### Given task:
Begin with the first line below and retype each line exactly through the line containing "(-35.6pt,-56.6pt) rectangle (696.2pt,259.2pt);". Any pictures are to be left out.

### Collected material:

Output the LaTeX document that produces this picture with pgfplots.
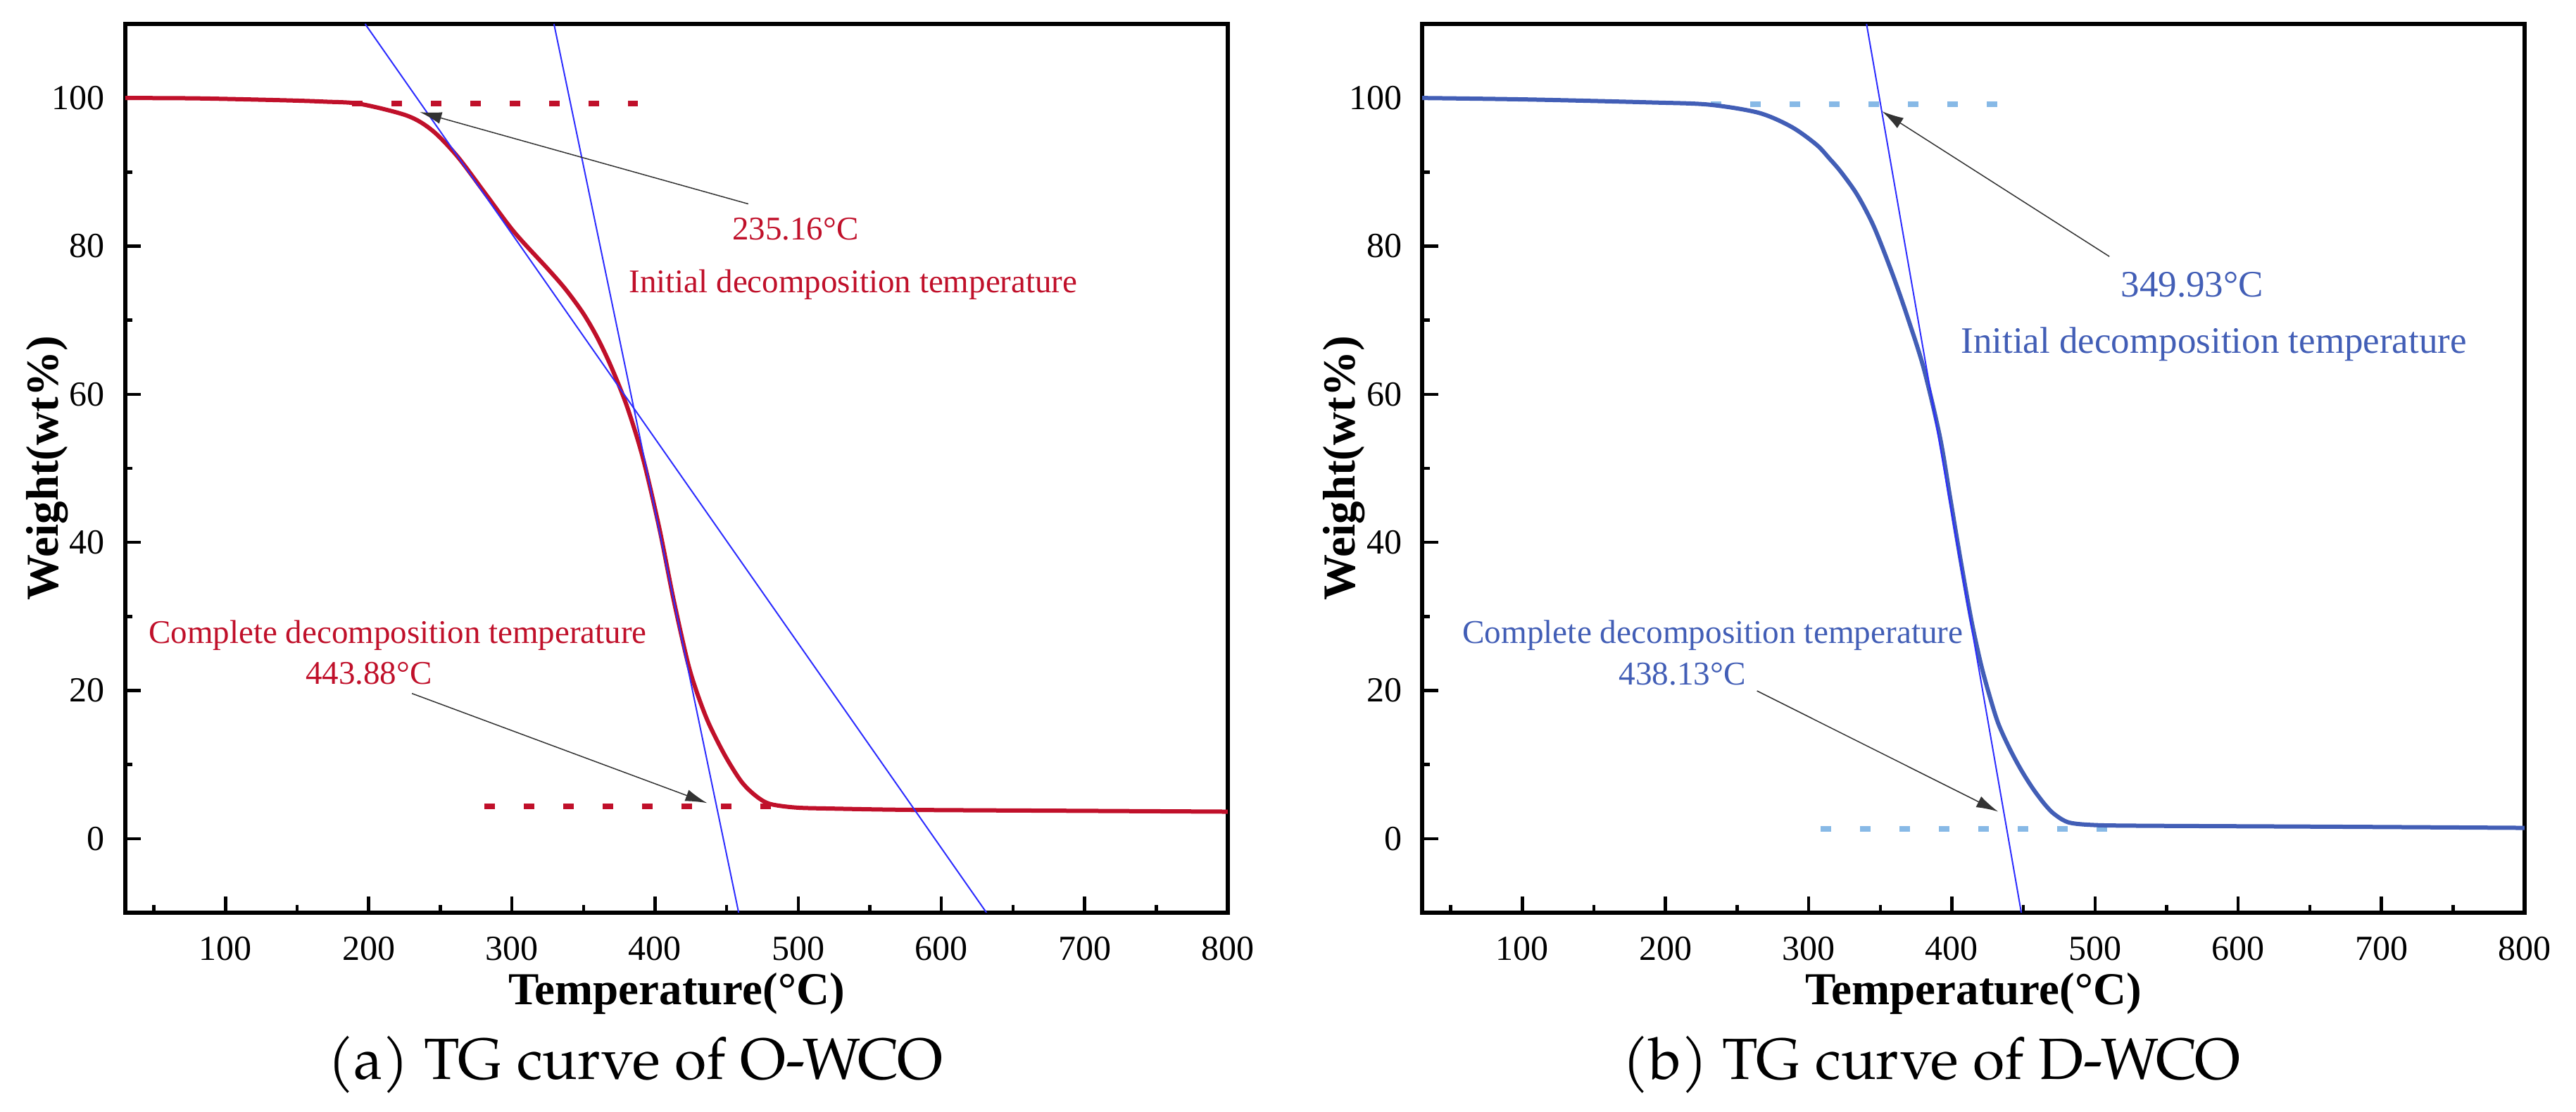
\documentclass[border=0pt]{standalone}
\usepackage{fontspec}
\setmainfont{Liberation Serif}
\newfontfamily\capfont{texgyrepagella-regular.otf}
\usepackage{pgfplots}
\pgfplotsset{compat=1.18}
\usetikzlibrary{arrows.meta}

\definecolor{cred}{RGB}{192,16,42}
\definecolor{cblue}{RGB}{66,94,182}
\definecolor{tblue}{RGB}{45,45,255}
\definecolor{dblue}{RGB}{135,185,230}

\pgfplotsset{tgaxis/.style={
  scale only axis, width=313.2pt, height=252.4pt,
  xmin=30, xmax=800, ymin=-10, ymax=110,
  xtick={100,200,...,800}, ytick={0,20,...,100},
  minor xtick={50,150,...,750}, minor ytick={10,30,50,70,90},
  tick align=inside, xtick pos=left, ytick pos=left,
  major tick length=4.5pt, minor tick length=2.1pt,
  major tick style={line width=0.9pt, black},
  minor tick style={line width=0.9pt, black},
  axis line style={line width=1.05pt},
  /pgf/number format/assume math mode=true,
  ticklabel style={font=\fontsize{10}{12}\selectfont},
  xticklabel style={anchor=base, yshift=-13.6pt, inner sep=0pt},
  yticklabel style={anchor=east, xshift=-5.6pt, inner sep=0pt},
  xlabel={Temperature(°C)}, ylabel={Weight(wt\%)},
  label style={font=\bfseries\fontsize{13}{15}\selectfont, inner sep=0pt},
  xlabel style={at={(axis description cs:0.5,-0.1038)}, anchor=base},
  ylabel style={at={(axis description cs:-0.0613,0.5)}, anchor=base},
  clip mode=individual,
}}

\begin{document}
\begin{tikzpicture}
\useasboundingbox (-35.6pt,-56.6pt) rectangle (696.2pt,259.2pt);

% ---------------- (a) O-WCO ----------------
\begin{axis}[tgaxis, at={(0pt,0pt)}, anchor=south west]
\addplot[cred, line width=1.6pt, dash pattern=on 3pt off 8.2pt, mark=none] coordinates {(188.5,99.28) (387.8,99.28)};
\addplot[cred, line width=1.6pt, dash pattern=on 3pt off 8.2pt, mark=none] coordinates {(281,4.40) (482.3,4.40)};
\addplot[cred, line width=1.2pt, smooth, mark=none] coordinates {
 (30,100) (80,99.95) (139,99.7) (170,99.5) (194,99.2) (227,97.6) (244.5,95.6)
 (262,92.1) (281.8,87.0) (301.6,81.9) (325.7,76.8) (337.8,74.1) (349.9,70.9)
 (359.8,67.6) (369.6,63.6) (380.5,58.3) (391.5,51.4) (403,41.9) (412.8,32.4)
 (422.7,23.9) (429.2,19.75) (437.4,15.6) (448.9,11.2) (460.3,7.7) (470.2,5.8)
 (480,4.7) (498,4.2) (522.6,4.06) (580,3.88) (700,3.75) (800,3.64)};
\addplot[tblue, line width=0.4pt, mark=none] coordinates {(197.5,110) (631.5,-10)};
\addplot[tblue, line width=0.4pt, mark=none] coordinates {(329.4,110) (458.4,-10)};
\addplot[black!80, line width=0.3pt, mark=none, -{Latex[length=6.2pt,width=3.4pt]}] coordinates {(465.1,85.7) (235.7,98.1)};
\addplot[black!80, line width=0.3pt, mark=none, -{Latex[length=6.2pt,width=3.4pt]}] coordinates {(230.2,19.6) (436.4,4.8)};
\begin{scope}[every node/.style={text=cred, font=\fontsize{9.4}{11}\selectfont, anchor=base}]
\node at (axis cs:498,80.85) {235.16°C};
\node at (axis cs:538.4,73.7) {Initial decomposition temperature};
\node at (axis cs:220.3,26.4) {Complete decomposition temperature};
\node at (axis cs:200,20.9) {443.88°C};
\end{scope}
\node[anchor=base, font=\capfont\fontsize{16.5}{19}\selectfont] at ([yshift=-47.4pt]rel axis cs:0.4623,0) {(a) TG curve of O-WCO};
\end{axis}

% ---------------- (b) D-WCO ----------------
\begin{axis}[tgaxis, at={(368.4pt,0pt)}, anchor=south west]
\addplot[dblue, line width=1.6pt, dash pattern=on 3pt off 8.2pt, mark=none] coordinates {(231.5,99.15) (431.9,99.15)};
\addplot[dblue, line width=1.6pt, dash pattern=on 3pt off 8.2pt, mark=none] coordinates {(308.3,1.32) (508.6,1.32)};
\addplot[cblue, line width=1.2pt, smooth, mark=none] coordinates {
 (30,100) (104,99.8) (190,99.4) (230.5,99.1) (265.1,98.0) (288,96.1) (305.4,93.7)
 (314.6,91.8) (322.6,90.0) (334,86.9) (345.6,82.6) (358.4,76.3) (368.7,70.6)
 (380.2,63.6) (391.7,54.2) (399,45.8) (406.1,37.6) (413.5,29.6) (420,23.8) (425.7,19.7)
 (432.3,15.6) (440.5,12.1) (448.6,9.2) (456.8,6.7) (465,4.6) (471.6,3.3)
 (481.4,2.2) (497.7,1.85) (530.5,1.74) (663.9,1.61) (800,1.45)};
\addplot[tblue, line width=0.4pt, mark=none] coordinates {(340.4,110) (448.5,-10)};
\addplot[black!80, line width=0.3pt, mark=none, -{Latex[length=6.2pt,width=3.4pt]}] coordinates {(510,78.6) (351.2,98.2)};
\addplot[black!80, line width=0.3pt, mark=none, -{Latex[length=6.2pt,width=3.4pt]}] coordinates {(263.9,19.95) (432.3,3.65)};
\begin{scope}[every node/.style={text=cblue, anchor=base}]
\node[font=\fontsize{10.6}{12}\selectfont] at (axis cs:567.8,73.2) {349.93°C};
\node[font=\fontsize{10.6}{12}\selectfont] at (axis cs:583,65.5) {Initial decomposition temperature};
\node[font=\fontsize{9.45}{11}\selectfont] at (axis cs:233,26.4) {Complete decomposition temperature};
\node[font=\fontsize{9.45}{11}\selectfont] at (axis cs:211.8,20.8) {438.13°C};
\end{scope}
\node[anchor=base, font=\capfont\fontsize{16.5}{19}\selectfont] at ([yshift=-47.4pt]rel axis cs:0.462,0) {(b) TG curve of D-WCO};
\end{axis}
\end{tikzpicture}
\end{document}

### Response to the task:
Output the LaTeX document that produces this picture with pgfplots.
\documentclass[border=0pt]{standalone}
\usepackage{fontspec}
\setmainfont{Liberation Serif}
\newfontfamily\capfont{texgyrepagella-regular.otf}
\usepackage{pgfplots}
\pgfplotsset{compat=1.18}
\usetikzlibrary{arrows.meta}

\definecolor{cred}{RGB}{192,16,42}
\definecolor{cblue}{RGB}{66,94,182}
\definecolor{tblue}{RGB}{45,45,255}
\definecolor{dblue}{RGB}{135,185,230}

\pgfplotsset{tgaxis/.style={
  scale only axis, width=313.2pt, height=252.4pt,
  xmin=30, xmax=800, ymin=-10, ymax=110,
  xtick={100,200,...,800}, ytick={0,20,...,100},
  minor xtick={50,150,...,750}, minor ytick={10,30,50,70,90},
  tick align=inside, xtick pos=left, ytick pos=left,
  major tick length=4.5pt, minor tick length=2.1pt,
  major tick style={line width=0.9pt, black},
  minor tick style={line width=0.9pt, black},
  axis line style={line width=1.05pt},
  /pgf/number format/assume math mode=true,
  ticklabel style={font=\fontsize{10}{12}\selectfont},
  xticklabel style={anchor=base, yshift=-13.6pt, inner sep=0pt},
  yticklabel style={anchor=east, xshift=-5.6pt, inner sep=0pt},
  xlabel={Temperature(°C)}, ylabel={Weight(wt\%)},
  label style={font=\bfseries\fontsize{13}{15}\selectfont, inner sep=0pt},
  xlabel style={at={(axis description cs:0.5,-0.1038)}, anchor=base},
  ylabel style={at={(axis description cs:-0.0613,0.5)}, anchor=base},
  clip mode=individual,
}}

\begin{document}
\begin{tikzpicture}
\useasboundingbox (-35.6pt,-56.6pt) rectangle (696.2pt,259.2pt);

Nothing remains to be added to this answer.